Rachel Brown's elegant, comprehensive treasury of weaving information is a vital resource, a bonanza for beginning and experienced weavers alike. Expectable contents include definitions of terms and step-by-step descriptions of techniques, directions for a large number of projects (simple belts to tapestries), and measured evaluations of a wide variety of looms--both readily available and hard-to-find foreign models. Unexpected contents include unpretentious rule-of-thumb advice (""Steer away from novelty yarns, synthetics, and garish colors""), tips on raising your own sheep, and the kind of incidentals that attest to the broad reach of her research.

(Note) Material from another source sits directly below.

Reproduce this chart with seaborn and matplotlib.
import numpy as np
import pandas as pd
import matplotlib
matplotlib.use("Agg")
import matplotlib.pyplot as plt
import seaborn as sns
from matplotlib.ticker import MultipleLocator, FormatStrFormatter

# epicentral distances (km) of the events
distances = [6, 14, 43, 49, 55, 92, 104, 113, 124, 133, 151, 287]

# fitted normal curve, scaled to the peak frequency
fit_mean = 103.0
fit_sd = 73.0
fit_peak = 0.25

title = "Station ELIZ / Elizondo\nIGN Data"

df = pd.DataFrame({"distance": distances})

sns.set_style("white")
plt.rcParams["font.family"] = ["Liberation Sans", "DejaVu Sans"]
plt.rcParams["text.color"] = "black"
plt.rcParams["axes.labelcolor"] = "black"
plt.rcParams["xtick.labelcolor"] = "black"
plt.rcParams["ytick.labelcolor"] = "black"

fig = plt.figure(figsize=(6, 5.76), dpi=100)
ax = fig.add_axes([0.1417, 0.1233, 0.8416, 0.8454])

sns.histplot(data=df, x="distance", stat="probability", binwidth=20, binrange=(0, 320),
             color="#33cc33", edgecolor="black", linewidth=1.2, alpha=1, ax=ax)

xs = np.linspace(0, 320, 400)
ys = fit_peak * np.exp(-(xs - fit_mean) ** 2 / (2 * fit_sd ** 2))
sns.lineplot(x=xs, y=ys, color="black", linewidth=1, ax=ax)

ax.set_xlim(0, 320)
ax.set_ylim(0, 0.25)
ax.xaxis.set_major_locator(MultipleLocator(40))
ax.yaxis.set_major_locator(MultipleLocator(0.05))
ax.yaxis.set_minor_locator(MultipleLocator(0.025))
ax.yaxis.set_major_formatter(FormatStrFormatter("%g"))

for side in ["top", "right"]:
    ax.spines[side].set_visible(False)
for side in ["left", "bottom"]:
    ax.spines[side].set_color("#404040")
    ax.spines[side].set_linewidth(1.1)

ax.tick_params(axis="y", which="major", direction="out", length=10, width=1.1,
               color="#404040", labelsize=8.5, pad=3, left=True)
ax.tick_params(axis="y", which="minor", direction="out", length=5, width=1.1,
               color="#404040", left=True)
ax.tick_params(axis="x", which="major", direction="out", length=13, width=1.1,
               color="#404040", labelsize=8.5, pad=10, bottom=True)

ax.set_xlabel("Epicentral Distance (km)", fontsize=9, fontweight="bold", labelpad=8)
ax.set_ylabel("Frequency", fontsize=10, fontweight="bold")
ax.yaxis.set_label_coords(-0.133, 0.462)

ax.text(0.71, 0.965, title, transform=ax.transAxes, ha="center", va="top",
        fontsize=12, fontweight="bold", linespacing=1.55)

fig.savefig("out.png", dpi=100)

For example, the section on dyeing mentions in passing that Harris tweed colors come from lichens which need no mordant, that indigo and aniline have the same etymological root, and that safflower was, most probably, the dye used for the tape binding legal documents--i.e., red tape. Two insets of full-color photographs present striking finished pieces and arrays of newly-dyed yarns. All this plus 40 pages of suppliers: manufacturing companies, retail outlets, private sources of hand-spun or dyed yarns, with addresses ranging from Maine to California, from Scotland to New Zealand. Prime.